• **Work instructions**
Return each line of the listing below, unchanged, and omit the images.

======== Provided data ========

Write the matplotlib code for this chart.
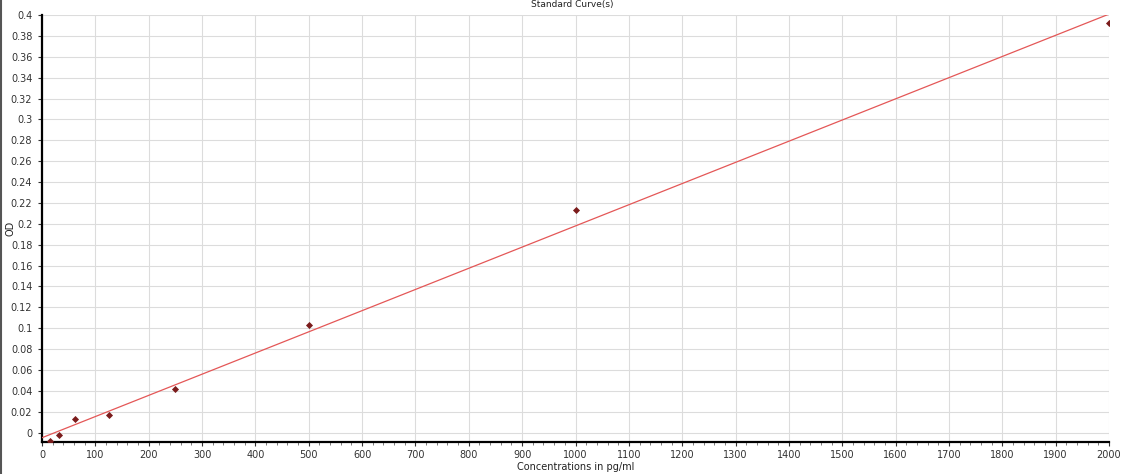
import numpy as np
import matplotlib
matplotlib.use("Agg")
import matplotlib.pyplot as plt
from matplotlib.ticker import MultipleLocator, FuncFormatter

# Data
concentrations = [15.625, 31.25, 62.5, 125, 250, 500, 1000, 2000]
od_values = [-0.0084, -0.0021, 0.0130, 0.0165, 0.0417, 0.1031, 0.2128, 0.3925]
title = "Standard Curve(s)"
x_label = "Concentrations in pg/ml"
y_label = "OD"

W, H = 1146, 474
fig = plt.figure(figsize=(W / 100, H / 100), dpi=100)
fig.patch.set_facecolor("white")

left, right, top, bottom = 42, 1109, 15, 442
ax = fig.add_axes([left / W, 1 - bottom / H, (right - left) / W, (bottom - top) / H])

# Fit line
slope, intercept = np.polyfit(concentrations, od_values, 1)
xfit = np.array([0, 2000])
ax.plot(xfit, slope * xfit + intercept, color="#e45757", lw=0.9, zorder=3)

ax.scatter(concentrations, od_values, marker="D", s=13, color="#7b1c1c",
           zorder=4, linewidths=0)

ax.set_xlim(0, 2000)
ax.set_ylim(-0.009, 0.4)
ax.xaxis.set_major_locator(MultipleLocator(100))
ax.xaxis.set_minor_locator(MultipleLocator(20))
ax.yaxis.set_major_locator(MultipleLocator(0.02))

def yfmt(v, p):
    s = f"{v:.2f}".rstrip("0").rstrip(".")
    if s == "-0":
        s = "0"
    return s

ax.yaxis.set_major_formatter(FuncFormatter(yfmt))

ax.grid(True, which="major", color="#dcdcdc", lw=0.8, zorder=0)
ax.set_axisbelow(True)

for s in ["top", "right"]:
    ax.spines[s].set_visible(False)
for s in ["left", "bottom"]:
    ax.spines[s].set_linewidth(1.6)
    ax.spines[s].set_color("black")

ax.tick_params(axis="both", which="major", labelsize=7, colors="#333333",
               length=3, width=0.8, pad=3)
ax.tick_params(axis="x", which="minor", length=2, width=0.6, colors="#666666")
ax.tick_params(axis="y", which="major", pad=4)

fig.text(572 / W, 1 - 5 / H, title, ha="center", va="center", fontsize=6.5, color="#222222")
fig.text((left + right) / 2 / W, 1 - 467 / H, x_label, ha="center", va="center",
         fontsize=7, color="#222222")
fig.text(10 / W, 1 - 228 / H, y_label, ha="center", va="center", rotation=90,
         fontsize=7, color="#222222")

# Left border of the window
fig.add_artist(plt.Line2D([1 / W, 1 / W], [0, 1], color="#555555", lw=1.5,
                          transform=fig.transFigure))

fig.savefig("out.png", dpi=100, facecolor="white")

========

• **Task result**
Write the matplotlib code for this chart.
import numpy as np
import matplotlib
matplotlib.use("Agg")
import matplotlib.pyplot as plt
from matplotlib.ticker import MultipleLocator, FuncFormatter

# Data
concentrations = [15.625, 31.25, 62.5, 125, 250, 500, 1000, 2000]
od_values = [-0.0084, -0.0021, 0.0130, 0.0165, 0.0417, 0.1031, 0.2128, 0.3925]
title = "Standard Curve(s)"
x_label = "Concentrations in pg/ml"
y_label = "OD"

W, H = 1146, 474
fig = plt.figure(figsize=(W / 100, H / 100), dpi=100)
fig.patch.set_facecolor("white")

left, right, top, bottom = 42, 1109, 15, 442
ax = fig.add_axes([left / W, 1 - bottom / H, (right - left) / W, (bottom - top) / H])

# Fit line
slope, intercept = np.polyfit(concentrations, od_values, 1)
xfit = np.array([0, 2000])
ax.plot(xfit, slope * xfit + intercept, color="#e45757", lw=0.9, zorder=3)

ax.scatter(concentrations, od_values, marker="D", s=13, color="#7b1c1c",
           zorder=4, linewidths=0)

ax.set_xlim(0, 2000)
ax.set_ylim(-0.009, 0.4)
ax.xaxis.set_major_locator(MultipleLocator(100))
ax.xaxis.set_minor_locator(MultipleLocator(20))
ax.yaxis.set_major_locator(MultipleLocator(0.02))

def yfmt(v, p):
    s = f"{v:.2f}".rstrip("0").rstrip(".")
    if s == "-0":
        s = "0"
    return s

ax.yaxis.set_major_formatter(FuncFormatter(yfmt))

ax.grid(True, which="major", color="#dcdcdc", lw=0.8, zorder=0)
ax.set_axisbelow(True)

for s in ["top", "right"]:
    ax.spines[s].set_visible(False)
for s in ["left", "bottom"]:
    ax.spines[s].set_linewidth(1.6)
    ax.spines[s].set_color("black")

ax.tick_params(axis="both", which="major", labelsize=7, colors="#333333",
               length=3, width=0.8, pad=3)
ax.tick_params(axis="x", which="minor", length=2, width=0.6, colors="#666666")
ax.tick_params(axis="y", which="major", pad=4)

fig.text(572 / W, 1 - 5 / H, title, ha="center", va="center", fontsize=6.5, color="#222222")
fig.text((left + right) / 2 / W, 1 - 467 / H, x_label, ha="center", va="center",
         fontsize=7, color="#222222")
fig.text(10 / W, 1 - 228 / H, y_label, ha="center", va="center", rotation=90,
         fontsize=7, color="#222222")

# Left border of the window
fig.add_artist(plt.Line2D([1 / W, 1 / W], [0, 1], color="#555555", lw=1.5,
                          transform=fig.transFigure))

fig.savefig("out.png", dpi=100, facecolor="white")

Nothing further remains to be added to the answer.